Genetic engineers have a powerful new tool to write and edit DNA code

11 min read
A photo showing machinery in a lab

Foundries such as the Edinburgh Genome Foundry assemble fragments of synthetic DNA and send them to labs for testing in cells.

Edinburgh Genome Foundry, University of Edinburgh

In the next decade, medical science may finally advance cures for some of the most complex diseases that plague humanity. Many diseases are caused by mutations in the human genome, which can either be inherited from our parents (such as in cystic fibrosis), or acquired during life, such as most types of cancer. For some of these conditions, medical researchers have identified the exact mutations that lead to disease; but in many more, they're still seeking answers. And without understanding the cause of a problem, it's pretty tough to find a cure.

We believe that a key enabling technology in this quest is a computer-aided design (CAD) program for genome editing, which our organization is launching this week at the Genome Project-write (GP-write) conference.

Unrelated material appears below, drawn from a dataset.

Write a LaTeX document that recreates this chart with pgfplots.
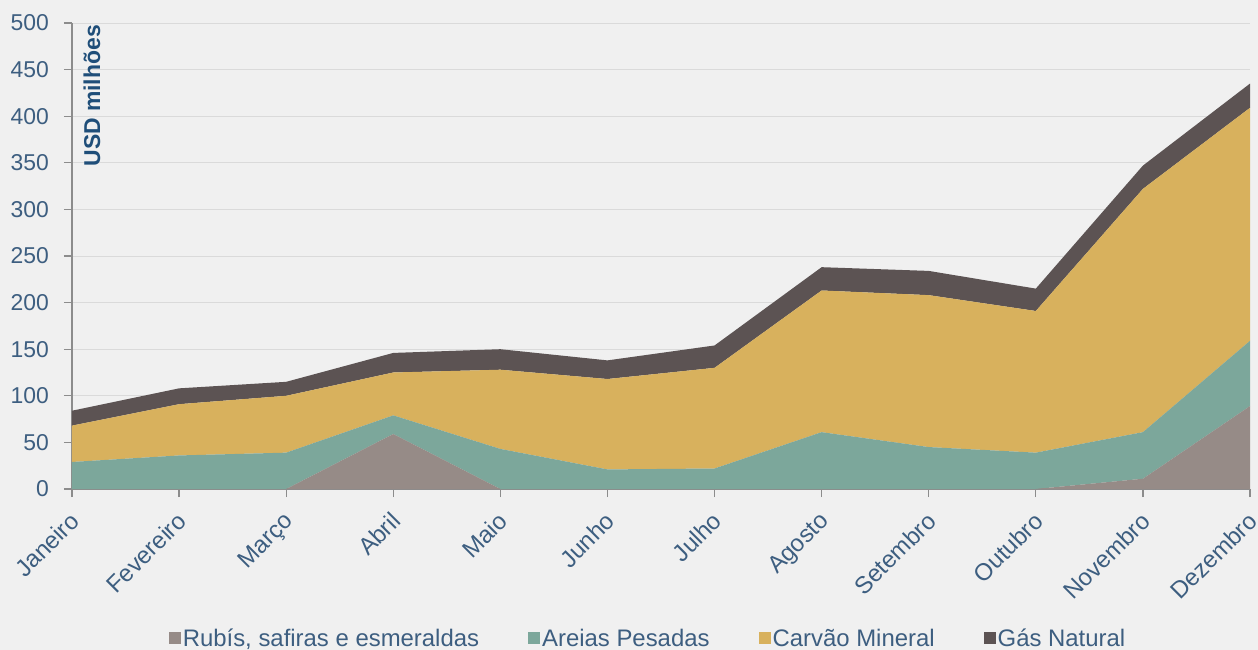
\documentclass[border=0pt]{standalone}
\usepackage{fontspec}
\setmainfont{Liberation Sans}
\usepackage{pgfplots}
\pgfplotsset{compat=1.18}
\definecolor{bg}{HTML}{F0F0F0}
\definecolor{rub}{HTML}{968B87}
\definecolor{are}{HTML}{7CA79B}
\definecolor{car}{HTML}{D8B15D}
\definecolor{gas}{HTML}{5C5353}
\definecolor{txt}{HTML}{3D5E80}
\definecolor{ylab}{HTML}{1F4E79}
\definecolor{grd}{HTML}{DADADA}
\definecolor{axl}{HTML}{8C8C8C}
\begin{document}
\begin{tikzpicture}
\useasboundingbox (-72bp,-161bp) rectangle (1186bp,489bp);
\fill[bg] (-72bp,-161bp) rectangle (1186bp,489bp);
\begin{axis}[
  at={(0,0)}, anchor=south west, scale only axis,
  width=1178bp, height=466bp,
  xmin=0, xmax=11, ymin=0, ymax=500,
  xtick={0,...,11},
  xticklabels={Janeiro,Fevereiro,Março,Abril,Maio,Junho,Julho,Agosto,Setembro,Outubro,Novembro,Dezembro},
  ytick={0,50,...,500},
  axis x line*=bottom, axis y line*=left,
  axis line style={axl, line width=1.5bp},
  tick style={axl, line width=1.2bp}, tick align=outside, major tick length=8bp,
  ymajorgrids, grid style={grd, line width=1bp},
  ticklabel style={text=txt},
  /pgf/number format/assume math mode=true,
  yticklabel style={font=\fontsize{23}{27}\selectfont, inner sep=3bp, xshift=-12bp},
  xticklabel style={font=\fontsize{24}{28}\selectfont, rotate=45, anchor=north east, inner sep=2bp, xshift=-10bp, yshift=-5bp},
  stack plots=y,
  legend image code/.code={\fill[#1] (0bp,-6bp) rectangle (12bp,6bp);},
  legend style={at={(0.489,-0.320)}, anchor=center, draw=none, fill=none,
    legend columns=-1, font=\fontsize{24}{28}\selectfont, text=txt,
    nodes={inner sep=2bp},
    /tikz/every even column/.append style={column sep=47bp}},
]
\addplot[fill=rub, draw=none] coordinates {(0,0) (1,0) (2,0) (3,59) (4,0) (5,0) (6,0) (7,0) (8,0) (9,0) (10,11) (11,89)} \closedcycle;
\addlegendentry{Rubís, safiras e esmeraldas}
\addplot[fill=are, draw=none] coordinates {(0,29) (1,36) (2,39) (3,20) (4,43) (5,21) (6,22) (7,61) (8,45) (9,39) (10,50) (11,70)} \closedcycle;
\addlegendentry{Areias Pesadas}
\addplot[fill=car, draw=none] coordinates {(0,39) (1,55) (2,61) (3,46) (4,85) (5,97) (6,108) (7,152) (8,163) (9,152) (10,261) (11,250)} \closedcycle;
\addlegendentry{Carvão Mineral}
\addplot[fill=gas, draw=none] coordinates {(0,16) (1,17) (2,15) (3,21) (4,22) (5,20) (6,24) (7,25) (8,26) (9,24) (10,25) (11,26)} \closedcycle;
\addlegendentry{Gás Natural}
\draw[axl, line width=1.5bp] (rel axis cs:0,0) -- (rel axis cs:1,0);
\node[rotate=90, anchor=east, font=\bfseries\fontsize{23}{27}\selectfont, text=ylab, inner sep=0pt]
  at ([xshift=20bp, yshift=-2bp]rel axis cs:0,1) {USD milhões};
\end{axis}
\end{tikzpicture}
\end{document}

With this CAD program, medical researchers will be able to quickly design hundreds of different genomes with any combination of mutations and send the genetic code to a company that manufactures strings of DNA. Those fragments of synthesized DNA can then be sent to a foundry for assembly, and finally to a lab where the designed genomes can be tested in cells. Based on how the cells grow, researchers can use the CAD program to iterate with a new batch of redesigned genomes, sharing data for collaborative efforts. Enabling fast redesign of thousands of variants can only be achieved through automation; at that scale, researchers just might identify the combinations of mutations that are causing genetic diseases. This is the first critical R&D step toward finding cures.